INSTRUCTIONS FOR THE TASK:
Leave out all pictures. Return exactly the lines from the top of the material through the line containing "const valueAxisRange = [0, 100];".

## begin GIVEN DATA

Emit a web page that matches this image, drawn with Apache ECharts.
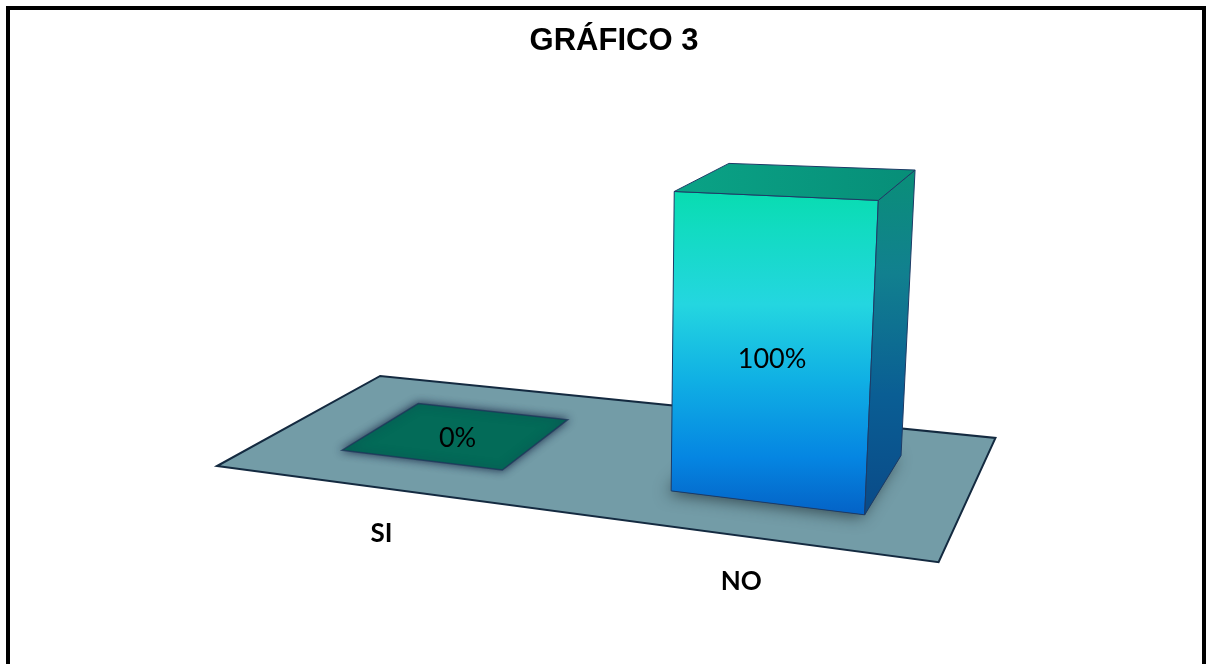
<!DOCTYPE html>
<html>
<head>
<meta charset="utf-8">
<script src="https://cdn.jsdelivr.net/npm/echarts@6/dist/echarts.min.js"></script>
<style>
  html, body { margin: 0; padding: 0; background: #ffffff; }
  #chart { width: 1207px; height: 664px; }
</style>
</head>
<body>
<div id="chart"></div>
<script>
// Chart data
const categories = ['SI', 'NO'];
const percentValues = [0, 100];
const valueAxisRange = [0, 100];

// Perspective camera: world X runs along the categories, Y points up,
// Z runs back across the floor. The hidden grid gives world units (1 unit = 1 grid px).
const CAMERA = {
  axisX: [0.9027, 0.0881, -0.4212],
  axisY: [-0.0286, -0.9643, -0.2631],
  axisZ: [0.4294, -0.2495, 0.8684],
  offset: [-132, 58.7, 1000],
  focal: 1636,
  center: [433, 370]
};
const FLOOR_DEPTH = 218;
const FLOOR_SHIFT = 5;         // category bands sit slightly right of the floor's left edge
const BAR_DEPTH_RATIO = 0.5;
const BAR_WIDTH_RATIO = 0.51;

function dot(a, b) { return a[0] * b[0] + a[1] * b[1] + a[2] * b[2]; }

function project(p) {
  const c = CAMERA;
  const x = p[0] + FLOOR_SHIFT;
  const v = [0, 1, 2].map(k => c.axisX[k] * x + c.axisY[k] * p[1] + c.axisZ[k] * p[2] + c.offset[k]);
  return [c.center[0] + c.focal * v[0] / v[2], c.center[1] + c.focal * v[1] / v[2]];
}

// camera position in grid-world units
const cameraPos = [
  -dot(CAMERA.axisX, CAMERA.offset) - FLOOR_SHIFT,
  -dot(CAMERA.axisY, CAMERA.offset),
  -dot(CAMERA.axisZ, CAMERA.offset)
];

function faceVisible(point, normal) {
  return dot([cameraPos[0] - point[0], cameraPos[1] - point[1], cameraPos[2] - point[2]], normal) > 0;
}

function centroid(pts) {
  let x = 0, y = 0;
  pts.forEach(p => { x += p[0]; y += p[1]; });
  return [x / pts.length, y / pts.length];
}

const EDGE = '#1d3b66';

function renderFloor(params, api) {
  const cs = params.coordSys;
  const W = cs.width;
  const pts = [[0, 0, 0], [W, 0, 0], [W, 0, FLOOR_DEPTH], [0, 0, FLOOR_DEPTH]]
    .map(p => project([p[0] - FLOOR_SHIFT, p[1], p[2]]));
  return {
    type: 'polygon',
    shape: { points: pts },
    style: { fill: '#739ca7', stroke: '#142a40', lineWidth: 2, lineJoin: 'miter' }
  };
}

function renderBar(params, api) {
  const cs = params.coordSys;
  const idx = api.value(0);
  const val = api.value(1);
  const top = api.coord([idx, val]);
  const base = api.coord([idx, 0]);
  const band = api.size([1, 0])[0];
  const cx = top[0] - cs.x;
  const hw = band * BAR_WIDTH_RATIO / 2;
  const X0 = cx - hw, X1 = cx + hw;
  const Z0 = FLOOR_DEPTH * (1 - BAR_DEPTH_RATIO) / 2, Z1 = Z0 + FLOOR_DEPTH * BAR_DEPTH_RATIO;
  const H = base[1] - top[1];
  const children = [];
  const flat = H < 0.5;

  const foot = [[X0, 0, Z0], [X1, 0, Z0], [X1, 0, Z1], [X0, 0, Z1]].map(project);
  const topPts = [[X0, H, Z0], [X1, H, Z0], [X1, H, Z1], [X0, H, Z1]].map(project);

  if (!flat) {
    // soft shadow around the base
    children.push({
      type: 'polygon',
      shape: { points: foot },
      style: { fill: 'rgba(40,55,60,0.9)', shadowBlur: 16, shadowColor: 'rgba(20,30,35,0.75)', shadowOffsetX: -4, shadowOffsetY: 2 }
    });
    const faces = [
      { pts: [[X0, 0, Z0], [X1, 0, Z0], [X1, H, Z0], [X0, H, Z0]], n: [0, 0, -1], kind: 'front' },
      { pts: [[X1, 0, Z0], [X1, 0, Z1], [X1, H, Z1], [X1, H, Z0]], n: [1, 0, 0], kind: 'right' },
      { pts: [[X0, 0, Z1], [X0, 0, Z0], [X0, H, Z0], [X0, H, Z1]], n: [-1, 0, 0], kind: 'right' },
      { pts: [[X0, 0, Z1], [X1, 0, Z1], [X1, H, Z1], [X0, H, Z1]], n: [0, 0, 1], kind: 'right' },
      { pts: [[X0, H, Z0], [X1, H, Z0], [X1, H, Z1], [X0, H, Z1]], n: [0, 1, 0], kind: 'top' }
    ];
    const fills = {
      front: new echarts.graphic.LinearGradient(0, 0, 0, 1, [
        { offset: 0, color: '#08dcb0' },
        { offset: 0.12, color: '#12dbc2' },
        { offset: 0.35, color: '#24d6e0' },
        { offset: 0.58, color: '#10b0e4' },
        { offset: 0.82, color: '#0586e2' },
        { offset: 1, color: '#0462c6' }
      ]),
      right: new echarts.graphic.LinearGradient(0, 0, 0, 1, [
        { offset: 0, color: '#0a8f78' },
        { offset: 0.3, color: '#11808f' },
        { offset: 0.65, color: '#0a5e94' },
        { offset: 1, color: '#0a4a88' }
      ]),
      top: new echarts.graphic.LinearGradient(0, 0, 1, 0, [
        { offset: 0, color: '#0aa386' },
        { offset: 1, color: '#078e78' }
      ])
    };
    faces.forEach(f => {
      if (!faceVisible(f.pts[0], f.n)) return;
      children.push({
        type: 'polygon',
        shape: { points: f.pts.map(project) },
        style: { fill: fills[f.kind], stroke: EDGE, lineWidth: 1 }
      });
    });
    const frontCenter = centroid([[X0, 0, Z0], [X1, 0, Z0], [X1, H, Z0], [X0, H, Z0]].map(project));
    children.push({
      type: 'text', x: frontCenter[0], y: frontCenter[1] + 10,
      style: { text: val + '%', fill: '#000', font: '27px Lato', align: 'center', verticalAlign: 'middle' }
    });
  } else {
    children.push({
      type: 'polygon',
      shape: { points: topPts },
      style: { fill: '#036b58', stroke: 'rgba(30,50,90,0.7)', lineWidth: 1.5, shadowBlur: 8, shadowColor: 'rgba(25,40,70,0.95)' }
    });
    const c = centroid(topPts);
    children.push({
      type: 'text', x: c[0], y: c[1] + 2,
      style: { text: val + '%', fill: '#000', font: '27px Lato', align: 'center', verticalAlign: 'middle' }
    });
  }

  // category label in front of the floor
  const lab = project([cx, 0, 0]);
  children.push({
    type: 'text', x: lab[0] + 2, y: lab[1] + 46,
    style: { text: categories[idx], fill: '#000', font: 'bold 26px Lato', align: 'center', verticalAlign: 'middle' }
  });

  return { type: 'group', children: children };
}

const chart = echarts.init(document.getElementById('chart'), null, { renderer: 'canvas' });
chart.setOption({
  animation: false,
  backgroundColor: '#ffffff',
  title: {
    text: 'GRÁFICO 3',
    left: 609,
    top: 21,
    textAlign: 'center',
    textStyle: { fontFamily: 'Liberation Sans', fontWeight: 'bold', fontSize: 31, color: '#000000' }
  },
  graphic: [{
    type: 'rect',
    shape: { x: 8, y: 8, width: 1196, height: 720 },
    style: { fill: 'none', stroke: '#000000', lineWidth: 4 },
    silent: true
  }],
  grid: { left: 100, top: 100, width: 427, height: 172 },
  xAxis: { type: 'category', data: categories, show: false, boundaryGap: true },
  yAxis: { type: 'value', min: valueAxisRange[0], max: valueAxisRange[1], show: false },
  series: [
    { type: 'custom', name: 'floor', data: [[0, 0]], renderItem: renderFloor, z: 1, silent: true },
    {
      type: 'custom', name: 'bars', z: 2,
      data: percentValues.map((v, i) => [i, v]),
      encode: { x: 0, y: 1 },
      renderItem: renderBar
    }
  ]
});
</script>
</body>
</html>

## end GIVEN DATA

SOLUTION TO THIS EXERCISE:
Emit a web page that matches this image, drawn with Apache ECharts.
<!DOCTYPE html>
<html>
<head>
<meta charset="utf-8">
<script src="https://cdn.jsdelivr.net/npm/echarts@6/dist/echarts.min.js"></script>
<style>
  html, body { margin: 0; padding: 0; background: #ffffff; }
  #chart { width: 1207px; height: 664px; }
</style>
</head>
<body>
<div id="chart"></div>
<script>
// Chart data
const categories = ['SI', 'NO'];
const percentValues = [0, 100];
const valueAxisRange = [0, 100];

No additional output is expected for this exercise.